Bush: Not all Iraqi rebels are terrorists
Iraqis fighting American troops are not all terrorists, President George Bush said in an interview today, and he insisted he could understand their distaste for occupation.
Bush told Paris Match magazine that “no one would want to be in the place” of Iraqis under occupation.
“They are not all terrorists,” Bush said in the Oval Office. “The suicide bombers are, but other fighters aren’t. They can’t stand being occupied.”
“That’s why we are giving them back their sovereignty,” he added, a reference to US plans to hand over control of the country to an interim Iraqi government on June 30.
Bush said “complete sovereignty” would be given to the Iraqi leadership.
Bush is due in France on Saturday for commemorations of the 60th anniversary of the D-Day landings. The June 6, 1944, invasion on the Normandy coast, led by British and US forces, marked the beginning of the end of Nazi rule over France and much of Europe.
In a theme he is likely to bring up Sunday in an address in Normandy, Bush raised parallels between the US intervention in the Second World War and the Iraq campaign.
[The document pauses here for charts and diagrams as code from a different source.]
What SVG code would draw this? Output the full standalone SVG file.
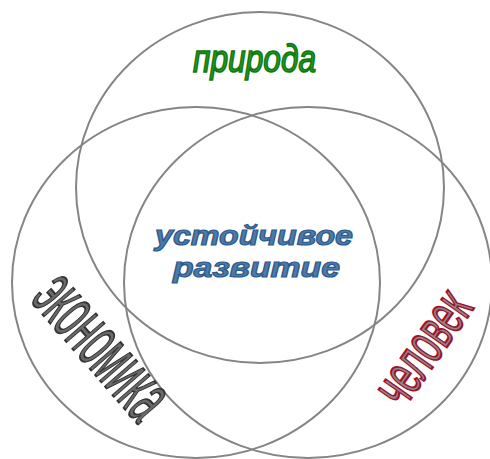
<svg xmlns="http://www.w3.org/2000/svg" width="490" height="459" viewBox="0 0 490 459">
<style>
.ring{fill:none;stroke:#858585;stroke-width:2}
.lbl{font-family:"Liberation Sans",Arial,sans-serif;text-anchor:middle}
.nat{font-style:italic;font-size:38px;fill:#2a922a;stroke:#0b7a0b;stroke-width:1.6}
.cen{font-style:italic;font-weight:bold;font-size:28px;fill:#5079a6;stroke:#2b5b8d;stroke-width:1.2}
.eco{font-size:77px;fill:#6a6a6a;stroke:#333333;stroke-width:2}
.hum{font-size:60px;fill:#8a8a8a;stroke:#a3102c;stroke-width:2.2}
</style>
<rect width="490" height="459" fill="#ffffff"/>
<g id="circles">
  <g id="circle-nature"><ellipse class="ring" cx="260" cy="187.5" rx="184" ry="175.5"/></g>
  <g id="circle-economy"><ellipse class="ring" cx="196" cy="282.5" rx="184" ry="175.5"/></g>
  <g id="circle-human"><ellipse class="ring" cx="308" cy="282.5" rx="184" ry="175.5"/></g>
</g>
<g id="label-nature"><text class="lbl nat" x="254.5" y="72" textLength="123" lengthAdjust="spacingAndGlyphs">природа</text></g>
<g id="label-center">
  <text class="lbl cen" x="254" y="245" textLength="198" lengthAdjust="spacingAndGlyphs">устойчивое</text>
  <text class="lbl cen" x="256.5" y="276.5" textLength="167" lengthAdjust="spacingAndGlyphs">развитие</text>
</g>
<g id="label-economy" transform="translate(99,349) rotate(49)"><text class="lbl eco" x="0" y="20" textLength="166" lengthAdjust="spacingAndGlyphs">экономика</text></g>
<g id="label-human" transform="translate(426,350) rotate(-55)"><text class="lbl hum" x="0" y="15.5" textLength="124" lengthAdjust="spacingAndGlyphs">человек</text></g>
</svg>
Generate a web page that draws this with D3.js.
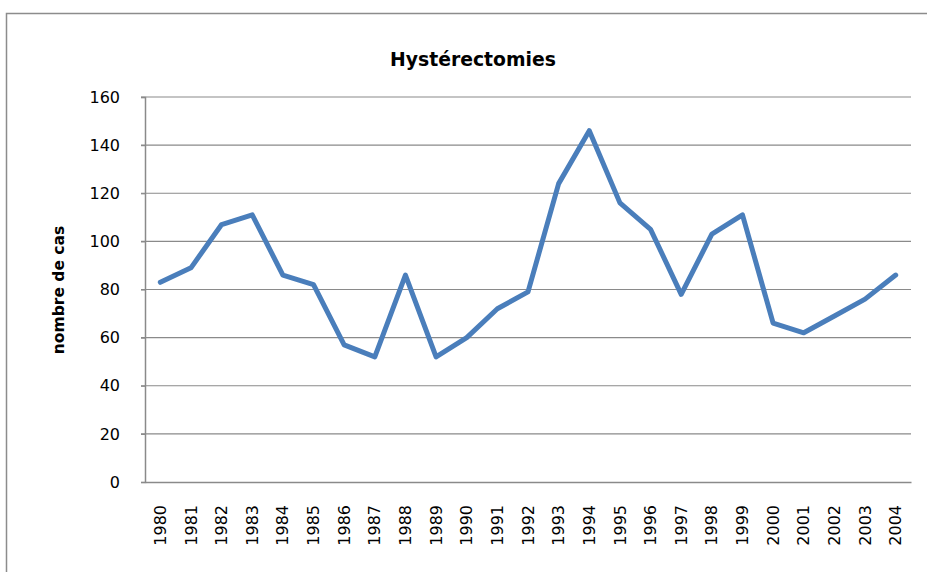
<!DOCTYPE html>
<html><head><meta charset="utf-8">
<script src="https://cdn.jsdelivr.net/npm/d3@7"></script>
<style>body{margin:0;background:#fff}</style>
</head><body>
<svg id="c" width="927" height="572"></svg>
<script>
const years = ["1980","1981","1982","1983","1984","1985","1986","1987","1988","1989","1990","1991","1992","1993","1994","1995","1996","1997","1998","1999","2000","2001","2002","2003","2004"];
const values = [83,89,107,111,86,82,57,52,86,52,60,72,79,124,146,116,105,78,103,111,66,62,69,76,86];
const yTicks = [0,20,40,60,80,100,120,140,160];
const title = "Hystérectomies";
const yTitle = "nombre de cas";

const svg = d3.select("#c");
const m = {l:145, r:911, t:97, b:482};
svg.append("rect").attr("x",6.5).attr("y",13.5).attr("width",940).attr("height",600)
  .attr("fill","#fff").attr("stroke","#8c8c8c").attr("stroke-width",1.5);

const x = d3.scaleBand().domain(years).range([m.l,m.r]);
const y = d3.scaleLinear().domain([0,160]).range([m.b,m.t]);

svg.append("g").selectAll("line").data(yTicks.filter(d=>d>0)).join("line")
  .attr("x1",m.l-4).attr("x2",m.r).attr("y1",d=>y(d)).attr("y2",d=>y(d))
  .attr("stroke","#8a8a8a").attr("stroke-width",1.2);

const ya = svg.append("g").attr("transform",`translate(${m.l},0)`)
  .call(d3.axisLeft(y).tickValues(yTicks).tickSize(4).tickPadding(21));
ya.select(".domain").attr("stroke","#8a8a8a").attr("stroke-width",1.5);
ya.selectAll(".tick line").attr("stroke","#8a8a8a").attr("stroke-width",1.2);
ya.selectAll("text").attr("font-family","DejaVu Sans").attr("font-size",16).attr("fill","#000");

const xa = svg.append("g").attr("transform",`translate(0,${m.b})`)
  .call(d3.axisBottom(x).tickSize(0));
xa.select(".domain").attr("stroke","#8a8a8a").attr("stroke-width",1.5);
xa.selectAll("text").attr("font-family","DejaVu Sans").attr("font-size",16).attr("fill","#000")
  .attr("text-anchor","end").attr("dy","0.35em")
  .attr("transform","translate(0,23) rotate(-90)").attr("x",0).attr("y",0);

const line = d3.line().x((d,i)=>x(years[i])+x.bandwidth()/2).y(d=>y(d));
svg.append("path").datum(values).attr("d",line).attr("fill","none")
  .attr("stroke","#4a7ebb").attr("stroke-width",5).attr("stroke-linejoin","round").attr("stroke-linecap","round");

svg.append("text").attr("x",473).attr("y",66).attr("text-anchor","middle")
  .attr("font-family","DejaVu Sans").attr("font-weight","bold").attr("font-size",18.8).text(title);
svg.append("text").attr("transform","translate(64,290) rotate(-90)").attr("text-anchor","middle")
  .attr("font-family","DejaVu Sans").attr("font-weight","bold").attr("font-size",15.5).text(yTitle);
</script>
</body></html>
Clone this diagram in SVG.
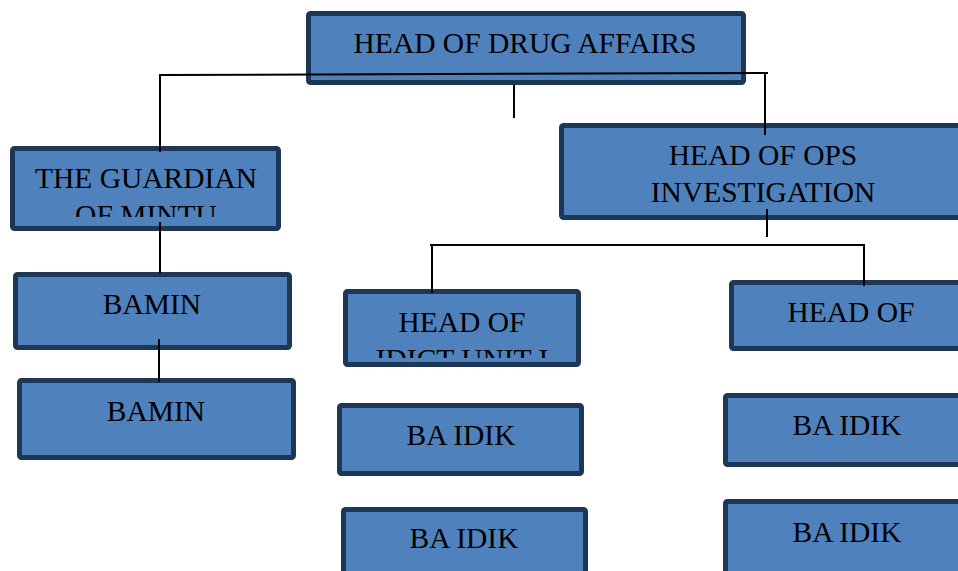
<svg xmlns="http://www.w3.org/2000/svg" width="958" height="571" viewBox="0 0 958 571">
<style>
.box{fill:#4F81BD;stroke:#1F3757;stroke-width:5;}
.t{font-family:"Liberation Serif","Times New Roman",serif;font-size:29.5px;fill:#000;text-anchor:middle;}
.c{stroke:#000;stroke-width:2;fill:none;}
</style>
<defs>
<clipPath id="clipG"><rect x="0" y="140" width="300" height="77"/></clipPath>
<clipPath id="clipI"><rect x="330" y="280" width="260" height="78"/></clipPath>
</defs>
<rect width="958" height="571" fill="#fff"/>
<g id="nodes">
<g id="n-drug"><rect class="box" x="308.5" y="13.5" width="435" height="69" rx="2"/><text class="t" x="525" y="53">HEAD OF DRUG AFFAIRS</text></g>
<g id="n-guardian"><rect class="box" x="12.5" y="148.5" width="266" height="80" rx="2"/><g clip-path="url(#clipG)"><text class="t" x="146" y="188">THE GUARDIAN</text><text class="t" x="146" y="225">OF MINTU</text></g></g>
<g id="n-bamin1"><rect class="box" x="15.5" y="274.5" width="274" height="73" rx="2"/><text class="t" x="152" y="314">BAMIN</text></g>
<g id="n-bamin2"><rect class="box" x="19.5" y="380.5" width="274" height="77" rx="2"/><text class="t" x="156" y="421">BAMIN</text></g>
<g id="n-ops"><rect class="box" x="561.5" y="125.5" width="400" height="92" rx="2"/><text class="t" x="763" y="165">HEAD OF OPS</text><text class="t" x="763" y="202">INVESTIGATION</text></g>
<g id="n-idict"><rect class="box" x="345.5" y="291.5" width="233" height="73" rx="2"/><g clip-path="url(#clipI)"><text class="t" x="462" y="332">HEAD OF</text><text class="t" x="462" y="369">IDICT UNIT I</text></g></g>
<g id="n-headof"><rect class="box" x="731.5" y="282.5" width="240" height="66" rx="2"/><text class="t" x="851" y="322">HEAD OF</text></g>
<g id="n-baidik1"><rect class="box" x="339.5" y="405.5" width="242" height="68" rx="2"/><text class="t" x="461" y="445">BA IDIK</text></g>
<g id="n-baidik2"><rect class="box" x="343.5" y="509.5" width="242" height="80" rx="2"/><text class="t" x="464" y="548">BA IDIK</text></g>
<g id="n-baidik3"><rect class="box" x="725.5" y="395.5" width="250" height="69" rx="2"/><text class="t" x="847" y="435">BA IDIK</text></g>
<g id="n-baidik4"><rect class="box" x="725.5" y="501.5" width="250" height="80" rx="2"/><text class="t" x="847" y="542">BA IDIK</text></g>
</g>
<g id="connectors">
<path class="c" d="M159,75 L768,73"/>
<path class="c" d="M160,74 V152"/>
<path class="c" d="M160,222 V273"/>
<path class="c" d="M514,85 V118"/>
<path class="c" d="M765,73 V135"/>
<path class="c" d="M767,209 V237"/>
<path class="c" d="M430,245 H865"/>
<path class="c" d="M432,244 V293"/>
<path class="c" d="M864,244 V286"/>
<path class="c" d="M159,339 V382"/>
</g>
</svg>
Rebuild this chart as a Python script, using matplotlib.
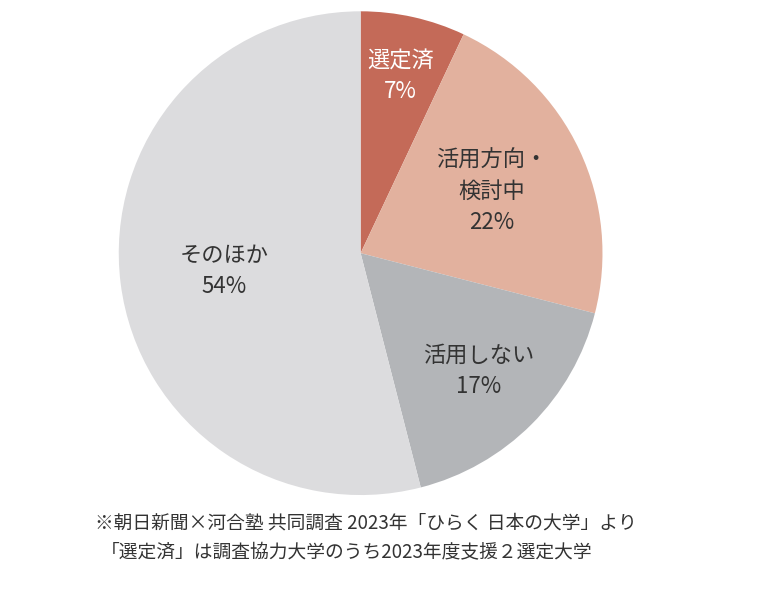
import matplotlib
matplotlib.use("Agg")
import matplotlib.pyplot as plt
import numpy as np

plt.rcParams['font.family'] = ['Noto Sans CJK JP', 'DejaVu Sans']

categories = ["選定済", "活用方向・\n検討中", "活用しない", "そのほか"]
values = [7, 22, 17, 54]
colors = ["#c46a58", "#e2b19e", "#b3b5b8", "#dcdcde"]
text_colors = ["white", "#333333", "#333333", "#333333"]
label_r = [0.75, 0.60, 0.69, 0.57]
caption = ["※朝日新聞×河合塾 共同調査 2023年「ひらく 日本の大学」より",
           "「選定済」は調査協力大学のうち2023年度支援２選定大学"]

fig = plt.figure(figsize=(7.6, 5.95), dpi=100)
ax = fig.add_axes([0.156, 0.168, 0.637, 0.813])
wedges, _ = ax.pie(values, colors=colors, startangle=90, counterclock=False,
                   wedgeprops=dict(linewidth=0))
ax.set_aspect('equal')
ax.set_xlim(-1, 1); ax.set_ylim(-1, 1)

for w, cat, v, r, tc in zip(wedges, categories, values, label_r, text_colors):
    ang = np.deg2rad((w.theta1 + w.theta2) / 2)
    ax.text(r * np.cos(ang), r * np.sin(ang), f"{cat}\n{v}%", ha='center', va='center',
            fontsize=16, color=tc, linespacing=1.45)

fig.text(0.125, 595 and (595-523)/595, caption[0], fontsize=13.5, color="#333333", va='center')
fig.text(0.132, (595-553)/595, caption[1], fontsize=13.5, color="#333333", va='center')
fig.savefig("out.png", dpi=100)
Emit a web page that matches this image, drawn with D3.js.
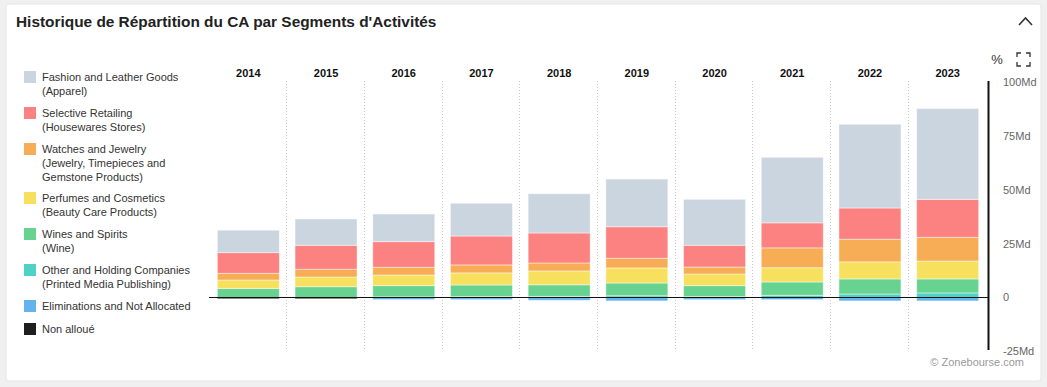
<!DOCTYPE html>
<html lang="fr">
<head>
  <meta charset="UTF-8">
  <title>Historique de Répartition du CA</title>
  <style>
    body { margin: 0; background: #f0f0f0; font-family: "Liberation Sans", Arial, sans-serif; }
    svg { display: block; }
    text { fill: #333; }
  </style>
</head>
<body>
  <svg width="1047" height="387"></svg>

  <script src="https://d3js.org/d3.v7.min.js"></script>
  <script>
    // données (Md EUR)
    const years = ["2014", "2015", "2016", "2017", "2018", "2019", "2020", "2021", "2022", "2023"];
    const fashion      = [10.4, 12.2, 12.8, 15.2, 18.2, 22.1, 21.3, 30.4, 38.8, 42.1];
    const selective    = [9.6, 11.1, 11.9, 13.4, 13.9, 14.6, 10.1, 11.6, 14.5, 17.6];
    const watches      = [3.1, 3.6, 3.6, 3.7, 3.7, 4.5, 3.2, 9.2, 10.5, 11.0];
    const perfumes     = [3.9, 4.5, 4.9, 5.6, 6.4, 7.0, 5.4, 6.6, 7.9, 8.3];
    const wines        = [4.2, 5.0, 5.2, 5.4, 5.4, 5.9, 5.1, 6.2, 7.0, 6.5];
    const other        = [0, 0, 0.3, 0.4, 0.5, 0.8, 0.4, 1.0, 1.6, 2.1];
    const eliminations = [0, 0, -1.0, -1.0, -1.3, -1.6, -1.0, -1.0, -1.6, -1.6];
    const nonAlloue    = [-0.6, -0.6, 0, 0, 0, 0, 0, 0, 0, 0];
    const axisTicks = [100, 75, 50, 25, 0, -25];

    // séries dans l'ordre de la légende
    const series = [
      { key: "fashion", values: fashion, color: "#cbd5e0", label: ["Fashion and Leather Goods", "(Apparel)"] },
      { key: "selective", values: selective, color: "#fc8181", label: ["Selective Retailing", "(Housewares Stores)"] },
      { key: "watches", values: watches, color: "#f6ad55", label: ["Watches and Jewelry", "(Jewelry, Timepieces and", "Gemstone Products)"] },
      { key: "perfumes", values: perfumes, color: "#f6e05e", label: ["Perfumes and Cosmetics", "(Beauty Care Products)"] },
      { key: "wines", values: wines, color: "#68d391", label: ["Wines and Spirits", "(Wine)"] },
      { key: "other", values: other, color: "#4fd1c5", label: ["Other and Holding Companies", "(Printed Media Publishing)"] },
      { key: "eliminations", values: eliminations, color: "#63b3ed", label: ["Eliminations and Not Allocated"] },
      { key: "nonAlloue", values: nonAlloue, color: "#1f1f1f", label: ["Non alloué"] }
    ];

    const rows = years.map((y, i) => {
      const r = { year: y };
      series.forEach(s => r[s.key] = s.values[i]);
      return r;
    });

    const svg = d3.select("svg");

    // carte
    svg.append("rect")
      .attr("x", 6).attr("y", 4).attr("width", 1035).attr("height", 377)
      .attr("rx", 3).attr("fill", "#fff").attr("stroke", "#e6e6e6");

    svg.append("text")
      .attr("x", 16).attr("y", 27)
      .attr("font-size", 15.4).attr("font-weight", "bold")
      .style("fill", "#222")
      .text("Historique de Répartition du CA par Segments d'Activités");

    // chevron
    svg.append("path")
      .attr("d", "M1019,25 L1025.5,18 L1032,25")
      .attr("fill", "none").attr("stroke", "#333").attr("stroke-width", 1.6);

    // icônes % et plein écran
    svg.append("text")
      .attr("x", 997).attr("y", 64).attr("text-anchor", "middle")
      .attr("font-size", 13).style("fill", "#333").text("%");
    svg.append("path")
      .attr("d", "M1017,57 v-4 h4 M1026,53 h4 v4 M1030,62 v4 h-4 M1021,66 h-4 v-4")
      .attr("fill", "none").attr("stroke", "#333").attr("stroke-width", 1.3);

    // échelles
    const x = d3.scaleBand().domain(years).range([209.5, 986.5]).paddingInner(0).paddingOuter(0);
    const y = d3.scaleLinear().domain([-25, 100]).range([351.4, 81.8]);
    const barW = 62;

    // séparateurs pointillés
    svg.append("g").selectAll("line")
      .data(years.slice(1))
      .join("line")
      .attr("x1", d => Math.round(x(d)) - 0.5)
      .attr("x2", d => Math.round(x(d)) - 0.5)
      .attr("y1", 81).attr("y2", 350)
      .attr("stroke", "#c8c8c8").attr("stroke-dasharray", "1,2");

    // années
    svg.append("g").selectAll("text")
      .data(years)
      .join("text")
      .attr("x", d => x(d) + x.bandwidth() / 2)
      .attr("y", 77)
      .attr("text-anchor", "middle")
      .attr("font-size", 11).attr("font-weight", "bold")
      .style("fill", "#111")
      .text(d => d);

    // empilement (du bas vers le haut)
    const keys = series.map(s => s.key).reverse();
    const stacked = d3.stack().keys(keys).offset(d3.stackOffsetDiverging)(rows);
    const colorOf = Object.fromEntries(series.map(s => [s.key, s.color]));

    svg.append("g").selectAll("g")
      .data(stacked)
      .join("g")
      .attr("fill", d => colorOf[d.key])
      .selectAll("rect")
      .data(d => d.filter(p => p[1] !== p[0]))
      .join("rect")
      .attr("x", d => x(d.data.year) + (x.bandwidth() - barW) / 2)
      .attr("width", barW)
      .attr("y", d => y(Math.max(d[0], d[1])))
      .attr("height", d => Math.abs(y(d[0]) - y(d[1])))
      .attr("stroke", "#fff").attr("stroke-opacity", 0.45).attr("stroke-width", 1);

    // ligne zéro
    svg.append("line")
      .attr("x1", 209).attr("x2", 988)
      .attr("y1", y(0)).attr("y2", y(0))
      .attr("stroke", "#111").attr("stroke-width", 1.2);

    // axe droit
    svg.append("line")
      .attr("x1", 988.5).attr("x2", 988.5)
      .attr("y1", 81).attr("y2", 350)
      .attr("stroke", "#111").attr("stroke-width", 2);

    svg.append("g").selectAll("text")
      .data(axisTicks)
      .join("text")
      .attr("x", 1003)
      .attr("y", d => y(d) + 4)
      .attr("font-size", 11)
      .style("fill", "#666")
      .text(d => d === 0 ? "0" : d + "Md");

    // légende
    const legend = svg.append("g");
    let ly = 71;
    series.forEach(s => {
      legend.append("rect")
        .attr("x", 24).attr("y", ly).attr("width", 12).attr("height", 12)
        .attr("fill", s.color);
      s.label.forEach((line, j) => {
        legend.append("text")
          .attr("x", 42).attr("y", ly + 10 + j * 14.2)
          .attr("font-size", 11)
          .text(line);
      });
      ly += s.label.length * 13 + 10;
    });

    // source
    svg.append("text")
      .attr("x", 1024).attr("y", 366)
      .attr("text-anchor", "end")
      .attr("font-size", 11)
      .style("fill", "#999")
      .text("© Zonebourse.com");
  </script>
</body>
</html>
Facing widespread international criticism of the occupation in Iraq, Bush said many people believed Germany and Japan would never become democratic nations.
“Fortunately, there were optimists – individuals who believed in principles and value systems based on the application of law, democracy and justice,” he said.
“They were right. They triumphed. Fortunately, their opinion prevailed. And now Germany and Japan are among our best friends in this war,” he said.
Bush acknowledged the US-led effort in Iraq has at times been more difficult than first imagined since the fall of Saddam Hussein.
“What happened was that we progressed through the country so quickly that many of Saddam’s faithful went into hiding, and they have come back today to perturb the progress of freedom,” Bush said.
In the wide-ranging interview, Bush expressed regret that US “honour” had been “soiled” by torture of Iraqis by some American troops.
Bush also said he was never embittered when French President Jacques Chirac became the leading critic of US plans to use force in Iraq.
“I was never angry with the French. France is a long-time ally,” Bush was quoted as saying.
“Friends can disagree,” Bush said, according to the interview. “Jacques told it to me clearly. He didn’t believe the use of force was necessary. We debated it as friends.”
Does that mean Chirac will be invited to Bush’s ranch in Crawford, Texas anytime soon?
“If he wants to come see cows, he’s welcome,” Bush said, with a laugh.